**THE PROBLEM**
Each line below must be set down exactly; omit any image you find.

**DATASET SECTION**
"""
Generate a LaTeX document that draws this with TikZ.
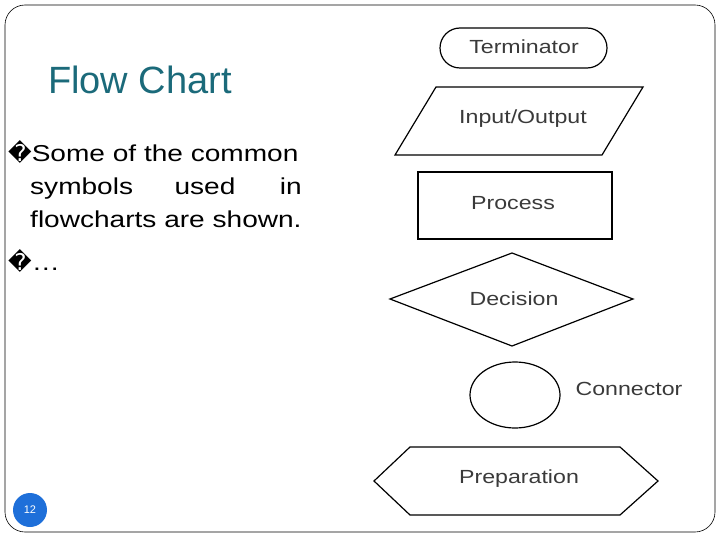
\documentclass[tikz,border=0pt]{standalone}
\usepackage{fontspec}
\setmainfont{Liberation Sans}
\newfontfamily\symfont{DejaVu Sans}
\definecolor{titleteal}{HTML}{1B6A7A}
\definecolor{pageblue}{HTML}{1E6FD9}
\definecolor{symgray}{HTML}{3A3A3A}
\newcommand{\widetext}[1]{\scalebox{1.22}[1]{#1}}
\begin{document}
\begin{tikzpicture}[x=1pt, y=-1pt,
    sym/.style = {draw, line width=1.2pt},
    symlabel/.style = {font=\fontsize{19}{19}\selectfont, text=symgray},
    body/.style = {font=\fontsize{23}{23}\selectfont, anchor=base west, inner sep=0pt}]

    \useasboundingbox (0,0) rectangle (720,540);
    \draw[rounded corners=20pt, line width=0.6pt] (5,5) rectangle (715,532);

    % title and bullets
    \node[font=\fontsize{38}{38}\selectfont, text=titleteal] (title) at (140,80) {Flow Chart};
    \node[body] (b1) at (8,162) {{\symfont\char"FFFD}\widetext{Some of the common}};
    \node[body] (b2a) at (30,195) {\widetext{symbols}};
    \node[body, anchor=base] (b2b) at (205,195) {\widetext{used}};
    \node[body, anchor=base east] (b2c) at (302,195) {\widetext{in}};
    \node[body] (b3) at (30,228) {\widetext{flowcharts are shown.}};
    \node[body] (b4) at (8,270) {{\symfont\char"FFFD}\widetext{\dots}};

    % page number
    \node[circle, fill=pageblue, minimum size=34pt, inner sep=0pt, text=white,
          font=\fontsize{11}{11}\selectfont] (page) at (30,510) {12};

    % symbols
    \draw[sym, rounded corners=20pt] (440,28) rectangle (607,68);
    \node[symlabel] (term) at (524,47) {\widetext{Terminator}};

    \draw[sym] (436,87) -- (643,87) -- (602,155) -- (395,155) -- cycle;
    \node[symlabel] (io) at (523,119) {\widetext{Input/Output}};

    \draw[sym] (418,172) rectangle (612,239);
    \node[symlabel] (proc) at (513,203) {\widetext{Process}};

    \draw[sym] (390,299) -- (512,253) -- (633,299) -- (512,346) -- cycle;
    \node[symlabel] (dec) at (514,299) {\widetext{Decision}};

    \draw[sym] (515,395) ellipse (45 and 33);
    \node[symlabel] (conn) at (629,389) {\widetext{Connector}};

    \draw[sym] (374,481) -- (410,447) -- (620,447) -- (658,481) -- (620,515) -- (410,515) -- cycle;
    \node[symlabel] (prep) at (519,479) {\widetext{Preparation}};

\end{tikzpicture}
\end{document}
"""
**FULL SOLUTION**
Generate a LaTeX document that draws this with TikZ.
\documentclass[tikz,border=0pt]{standalone}
\usepackage{fontspec}
\setmainfont{Liberation Sans}
\newfontfamily\symfont{DejaVu Sans}
\definecolor{titleteal}{HTML}{1B6A7A}
\definecolor{pageblue}{HTML}{1E6FD9}
\definecolor{symgray}{HTML}{3A3A3A}
\newcommand{\widetext}[1]{\scalebox{1.22}[1]{#1}}
\begin{document}
\begin{tikzpicture}[x=1pt, y=-1pt,
    sym/.style = {draw, line width=1.2pt},
    symlabel/.style = {font=\fontsize{19}{19}\selectfont, text=symgray},
    body/.style = {font=\fontsize{23}{23}\selectfont, anchor=base west, inner sep=0pt}]

    \useasboundingbox (0,0) rectangle (720,540);
    \draw[rounded corners=20pt, line width=0.6pt] (5,5) rectangle (715,532);

    % title and bullets
    \node[font=\fontsize{38}{38}\selectfont, text=titleteal] (title) at (140,80) {Flow Chart};
    \node[body] (b1) at (8,162) {{\symfont\char"FFFD}\widetext{Some of the common}};
    \node[body] (b2a) at (30,195) {\widetext{symbols}};
    \node[body, anchor=base] (b2b) at (205,195) {\widetext{used}};
    \node[body, anchor=base east] (b2c) at (302,195) {\widetext{in}};
    \node[body] (b3) at (30,228) {\widetext{flowcharts are shown.}};
    \node[body] (b4) at (8,270) {{\symfont\char"FFFD}\widetext{\dots}};

    % page number
    \node[circle, fill=pageblue, minimum size=34pt, inner sep=0pt, text=white,
          font=\fontsize{11}{11}\selectfont] (page) at (30,510) {12};

    % symbols
    \draw[sym, rounded corners=20pt] (440,28) rectangle (607,68);
    \node[symlabel] (term) at (524,47) {\widetext{Terminator}};

    \draw[sym] (436,87) -- (643,87) -- (602,155) -- (395,155) -- cycle;
    \node[symlabel] (io) at (523,119) {\widetext{Input/Output}};

    \draw[sym] (418,172) rectangle (612,239);
    \node[symlabel] (proc) at (513,203) {\widetext{Process}};

    \draw[sym] (390,299) -- (512,253) -- (633,299) -- (512,346) -- cycle;
    \node[symlabel] (dec) at (514,299) {\widetext{Decision}};

    \draw[sym] (515,395) ellipse (45 and 33);
    \node[symlabel] (conn) at (629,389) {\widetext{Connector}};

    \draw[sym] (374,481) -- (410,447) -- (620,447) -- (658,481) -- (620,515) -- (410,515) -- cycle;
    \node[symlabel] (prep) at (519,479) {\widetext{Preparation}};

\end{tikzpicture}
\end{document}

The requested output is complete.